Youthful sirens on the minibuses


Stabroek News
July 5, 2001



Dear Editor,

Men should indeed know better, as Dr Garrett posited in his letter [ please note: link provided by LOSP web site ], SN 29/6/2001. So should young girls and women.

Fortunately, since the inception of the bus operative/girl rider plague which has overtaken us, no infants, toddlers or small children have been seduced or ravaged. The real monsters who favour such fare attack them in their homes, schools and other places of presumed safety and gentility.

Which means that the young ladies who end up in the toils of the bussing personnel are persons of at least early teenage years. Capable of being allowed to negotiate geographical distances on their own, without accompaniment.

In other words, persons who are capable of being aware of happenings in the wider society, particularly of information which is freely, loudly and continuously disseminated. Persons who should be capable of exercising some level of judgement. Or at the very least, obedience.

It was never intended, in the previous item of correspondence relating to this subject, to make an argument in favour of the bus operative's acquiesence to the blandishments of youthful sirens.

What was intended was a statement of the fact that young women are not necessarily just passive inductees into these deadly escapades. And that they, for the greater part, are not wholly unaware of the dangers which inhere in the type of relationships that undue familiarity can bring.

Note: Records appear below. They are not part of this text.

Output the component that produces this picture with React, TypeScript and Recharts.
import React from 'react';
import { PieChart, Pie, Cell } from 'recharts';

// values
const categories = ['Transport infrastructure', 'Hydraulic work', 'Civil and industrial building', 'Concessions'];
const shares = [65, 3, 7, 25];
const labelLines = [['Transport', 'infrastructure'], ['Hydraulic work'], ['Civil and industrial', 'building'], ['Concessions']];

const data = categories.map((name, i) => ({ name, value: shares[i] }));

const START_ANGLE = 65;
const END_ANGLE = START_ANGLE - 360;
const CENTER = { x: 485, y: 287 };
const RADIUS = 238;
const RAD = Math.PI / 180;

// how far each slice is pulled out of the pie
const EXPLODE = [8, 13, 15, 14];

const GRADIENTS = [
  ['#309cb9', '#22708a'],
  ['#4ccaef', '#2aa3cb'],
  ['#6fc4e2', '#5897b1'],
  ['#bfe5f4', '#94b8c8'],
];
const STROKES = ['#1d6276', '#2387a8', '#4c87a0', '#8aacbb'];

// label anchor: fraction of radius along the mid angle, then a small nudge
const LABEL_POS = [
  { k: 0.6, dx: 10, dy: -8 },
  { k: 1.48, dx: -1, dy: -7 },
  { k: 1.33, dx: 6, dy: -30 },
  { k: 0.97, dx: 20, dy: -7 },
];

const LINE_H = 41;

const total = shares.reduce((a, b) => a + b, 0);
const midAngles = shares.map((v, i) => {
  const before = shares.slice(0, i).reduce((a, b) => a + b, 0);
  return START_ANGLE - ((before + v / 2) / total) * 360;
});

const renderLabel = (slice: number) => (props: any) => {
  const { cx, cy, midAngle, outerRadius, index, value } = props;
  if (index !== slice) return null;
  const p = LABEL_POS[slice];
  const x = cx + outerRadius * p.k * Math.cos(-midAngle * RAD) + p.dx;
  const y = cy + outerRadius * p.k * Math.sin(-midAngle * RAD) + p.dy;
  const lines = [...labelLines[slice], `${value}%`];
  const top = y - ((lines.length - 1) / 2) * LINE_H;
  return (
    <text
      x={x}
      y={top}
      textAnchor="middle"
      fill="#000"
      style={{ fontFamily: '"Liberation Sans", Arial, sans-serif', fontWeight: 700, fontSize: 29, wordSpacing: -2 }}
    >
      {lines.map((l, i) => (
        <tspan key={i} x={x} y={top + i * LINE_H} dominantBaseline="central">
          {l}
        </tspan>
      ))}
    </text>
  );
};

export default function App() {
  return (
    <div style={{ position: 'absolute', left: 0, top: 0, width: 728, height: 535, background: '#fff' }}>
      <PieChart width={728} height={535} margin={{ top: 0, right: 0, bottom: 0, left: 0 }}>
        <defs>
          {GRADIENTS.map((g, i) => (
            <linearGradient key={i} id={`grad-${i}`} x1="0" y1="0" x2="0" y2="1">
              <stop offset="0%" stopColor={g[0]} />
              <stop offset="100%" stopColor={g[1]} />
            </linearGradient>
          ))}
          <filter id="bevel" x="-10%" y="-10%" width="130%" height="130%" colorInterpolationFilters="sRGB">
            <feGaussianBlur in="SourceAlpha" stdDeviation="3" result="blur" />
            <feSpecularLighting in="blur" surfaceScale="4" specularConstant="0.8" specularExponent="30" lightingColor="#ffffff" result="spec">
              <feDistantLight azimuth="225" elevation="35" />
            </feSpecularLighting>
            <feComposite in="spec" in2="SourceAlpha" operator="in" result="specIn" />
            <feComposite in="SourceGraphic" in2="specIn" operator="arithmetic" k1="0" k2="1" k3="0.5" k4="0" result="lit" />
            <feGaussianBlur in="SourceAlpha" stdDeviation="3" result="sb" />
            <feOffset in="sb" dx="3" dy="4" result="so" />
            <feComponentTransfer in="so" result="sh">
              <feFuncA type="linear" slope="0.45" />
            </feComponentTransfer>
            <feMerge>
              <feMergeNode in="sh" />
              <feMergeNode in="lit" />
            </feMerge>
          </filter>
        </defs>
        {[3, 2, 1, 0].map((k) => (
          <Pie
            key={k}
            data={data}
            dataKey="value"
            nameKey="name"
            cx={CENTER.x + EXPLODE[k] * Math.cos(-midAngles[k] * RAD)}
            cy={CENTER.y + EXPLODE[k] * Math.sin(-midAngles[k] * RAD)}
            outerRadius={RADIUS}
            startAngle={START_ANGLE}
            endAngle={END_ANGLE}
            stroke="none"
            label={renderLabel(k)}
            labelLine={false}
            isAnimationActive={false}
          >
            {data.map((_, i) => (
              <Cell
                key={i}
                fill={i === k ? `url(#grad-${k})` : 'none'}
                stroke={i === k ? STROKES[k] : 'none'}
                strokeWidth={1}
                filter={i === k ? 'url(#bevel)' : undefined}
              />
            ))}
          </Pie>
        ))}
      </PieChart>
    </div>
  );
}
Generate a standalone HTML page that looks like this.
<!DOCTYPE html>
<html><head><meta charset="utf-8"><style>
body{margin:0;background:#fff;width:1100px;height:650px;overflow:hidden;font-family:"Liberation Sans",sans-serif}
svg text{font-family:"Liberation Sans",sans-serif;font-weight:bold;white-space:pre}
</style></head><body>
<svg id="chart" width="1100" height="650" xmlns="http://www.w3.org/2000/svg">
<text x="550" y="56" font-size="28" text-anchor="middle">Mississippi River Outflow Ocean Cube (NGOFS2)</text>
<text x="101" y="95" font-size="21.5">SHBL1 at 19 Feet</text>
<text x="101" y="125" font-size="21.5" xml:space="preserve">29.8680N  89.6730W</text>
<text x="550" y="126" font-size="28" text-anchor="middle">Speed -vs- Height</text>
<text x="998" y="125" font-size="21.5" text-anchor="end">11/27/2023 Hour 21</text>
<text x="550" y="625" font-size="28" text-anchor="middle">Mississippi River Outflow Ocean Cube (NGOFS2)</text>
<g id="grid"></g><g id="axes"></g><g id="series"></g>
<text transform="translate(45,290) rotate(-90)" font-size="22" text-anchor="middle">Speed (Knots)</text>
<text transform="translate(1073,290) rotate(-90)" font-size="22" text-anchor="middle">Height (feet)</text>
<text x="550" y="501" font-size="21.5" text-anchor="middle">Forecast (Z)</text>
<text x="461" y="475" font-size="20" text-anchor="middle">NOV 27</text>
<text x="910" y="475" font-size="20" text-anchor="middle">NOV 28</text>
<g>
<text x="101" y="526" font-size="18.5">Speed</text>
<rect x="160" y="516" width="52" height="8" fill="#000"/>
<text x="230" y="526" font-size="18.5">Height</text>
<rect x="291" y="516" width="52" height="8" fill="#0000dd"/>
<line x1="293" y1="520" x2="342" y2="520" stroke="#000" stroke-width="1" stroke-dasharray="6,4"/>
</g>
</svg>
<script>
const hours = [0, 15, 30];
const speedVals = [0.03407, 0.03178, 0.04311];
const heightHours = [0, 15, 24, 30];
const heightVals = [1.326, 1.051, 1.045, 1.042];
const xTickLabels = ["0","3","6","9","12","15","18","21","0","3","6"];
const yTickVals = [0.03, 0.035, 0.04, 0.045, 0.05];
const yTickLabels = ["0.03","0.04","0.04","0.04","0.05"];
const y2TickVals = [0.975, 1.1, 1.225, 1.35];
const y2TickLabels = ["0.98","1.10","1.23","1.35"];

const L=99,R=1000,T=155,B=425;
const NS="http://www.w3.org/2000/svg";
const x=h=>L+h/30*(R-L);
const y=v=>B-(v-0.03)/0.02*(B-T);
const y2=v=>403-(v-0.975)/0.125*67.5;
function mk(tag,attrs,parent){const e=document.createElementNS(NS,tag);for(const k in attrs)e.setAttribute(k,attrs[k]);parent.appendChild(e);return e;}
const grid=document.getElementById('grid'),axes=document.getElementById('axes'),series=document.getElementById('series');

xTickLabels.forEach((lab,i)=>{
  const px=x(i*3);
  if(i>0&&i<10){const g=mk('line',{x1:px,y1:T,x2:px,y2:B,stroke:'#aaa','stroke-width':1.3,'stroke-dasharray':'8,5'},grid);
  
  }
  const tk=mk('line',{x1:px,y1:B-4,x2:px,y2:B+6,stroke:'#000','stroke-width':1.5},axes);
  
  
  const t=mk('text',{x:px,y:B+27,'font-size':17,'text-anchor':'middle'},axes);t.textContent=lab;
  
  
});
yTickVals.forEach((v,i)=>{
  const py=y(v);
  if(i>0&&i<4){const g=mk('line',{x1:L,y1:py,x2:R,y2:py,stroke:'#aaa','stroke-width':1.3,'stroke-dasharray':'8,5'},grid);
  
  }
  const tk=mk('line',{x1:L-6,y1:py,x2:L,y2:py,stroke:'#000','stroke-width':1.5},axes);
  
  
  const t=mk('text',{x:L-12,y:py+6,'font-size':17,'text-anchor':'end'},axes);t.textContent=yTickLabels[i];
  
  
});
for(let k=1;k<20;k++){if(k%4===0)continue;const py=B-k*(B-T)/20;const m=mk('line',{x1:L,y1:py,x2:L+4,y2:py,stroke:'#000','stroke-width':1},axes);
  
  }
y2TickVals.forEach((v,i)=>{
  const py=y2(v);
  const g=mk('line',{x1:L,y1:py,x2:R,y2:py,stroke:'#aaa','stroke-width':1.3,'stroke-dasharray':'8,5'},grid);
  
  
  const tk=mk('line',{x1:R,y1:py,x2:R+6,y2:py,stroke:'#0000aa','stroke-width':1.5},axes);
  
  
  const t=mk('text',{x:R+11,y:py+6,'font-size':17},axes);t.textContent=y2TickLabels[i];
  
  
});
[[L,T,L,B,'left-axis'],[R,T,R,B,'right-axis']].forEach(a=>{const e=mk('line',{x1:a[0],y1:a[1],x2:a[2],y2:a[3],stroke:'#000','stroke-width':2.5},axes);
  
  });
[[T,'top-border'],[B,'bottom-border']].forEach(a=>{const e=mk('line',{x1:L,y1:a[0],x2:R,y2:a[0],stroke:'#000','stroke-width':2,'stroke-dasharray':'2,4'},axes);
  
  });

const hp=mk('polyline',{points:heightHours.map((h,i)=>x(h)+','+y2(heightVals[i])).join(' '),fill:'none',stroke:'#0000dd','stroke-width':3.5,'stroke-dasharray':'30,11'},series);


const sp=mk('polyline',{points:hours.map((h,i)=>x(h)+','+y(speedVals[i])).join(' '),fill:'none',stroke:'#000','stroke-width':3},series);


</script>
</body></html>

In brief, except in those instances, which are very few to be sure, where young women are kidnapped, these encounters are not the result of abused innocence on the part of any of the players.

Like their offspring, most of the parents whose children use minibuses as their principal means of transportation, know of the culture which holds sway. Yet, most of them are content to confine their activism in resistance to this phenomenon to the issuance of a few oblique warnings, in some cases followed by picturesque threats. They make no effort to monitor their children's activities, their relationships or even the regularity or otherwise of their attendance at school.

Some have even been known to actively encourage their daughters to enter relationships with bus operators, viewing it as the possible source of daily cash and free travel along the route.

The ideal is indeed predicated upon the expectation that all should resist (avoid, overcome?) temptation and that none should sin.

Sadly, after considering events as they occurred in the garden, we now know that it is more likely than not, that temptation is one lure anyone can be a sucker to. Hence the law.